I spent a lot of time there as a travel writer.  I found the city incredibly interesting and wanted to learn more about it.  Writing this book gave me the opportunity to do that.  Plus, I think the characters have traits in common with Las Vegas.  They have attractive surfaces, but are complex and troubled underneath.  Las Vegas is like that:  a glitzy, frivolous surface with plenty of deeper, darker aspects to it.  So, the characters and the setting complement each other.

 

What was the most difficult part of the writing process for you?

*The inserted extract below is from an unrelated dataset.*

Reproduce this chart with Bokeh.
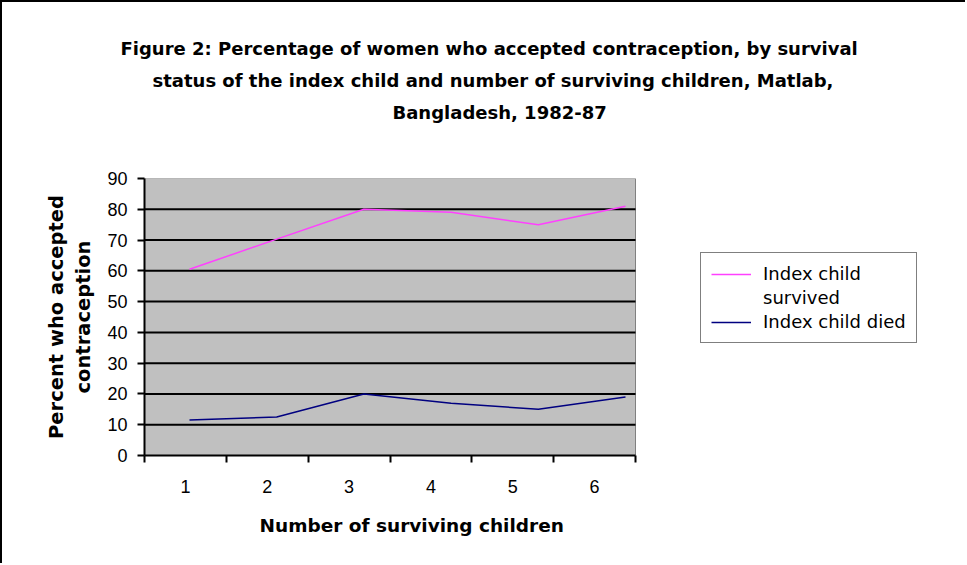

Writing with my heart and my head.  You have to think everything the characters think, and feel everything they feel.  It was hard to sustain that level of focus and intensity day in, day out, for five years.

 

Do you think you want to write a sequel?

I would love to pick up the characters at the end of Slot and take them further.  I miss the creative-writing process–escaping into a make-believe world for hours each day.  But it’s a big commitment.  It would probably take three to five years, so I’d have to think it through.

 

How did you get started in travel writing?

On a vacation trip to London in 2000, my husband talked me into helping him with a travel story.  I took over and wrote 40 pages.  I never thought I’d enjoy travel writing, but I loved it.  A couple of months later, the story ran in the Los Angeles Times.  So the credit, or responsibility, goes to my husband.

 

What are you currently reading?

Cleopatra:  A Life by Stacy Schiff

 

What are some top Vegas attractions you would recommend?

The Lion Habitat at MGM Grand

The Conservatory at Bellagio

Jersey Boys show at Palazzo

Love show at Mirage

Spa Mandalay at Mandalay Bay

View of the Las Vegas valley from Eiffel Tower at Paris

 

What have been some of your favorite travel destinations, either to visit or write about?

London was my Number One destination for a few years.  The stories I did there are some of my favorites.  I also loved working in Las Vegas, Paris, Dublin and Madrid.

 

What is your advice to aspiring writers?

Find out the preferred length of whatever it is you’re going to write, and stick to it!  Don’t do what I did and write a 175,000-word novel that has to cut by 35,000 words so that agents or publishers will be interested.   It just adds extra work and anguish.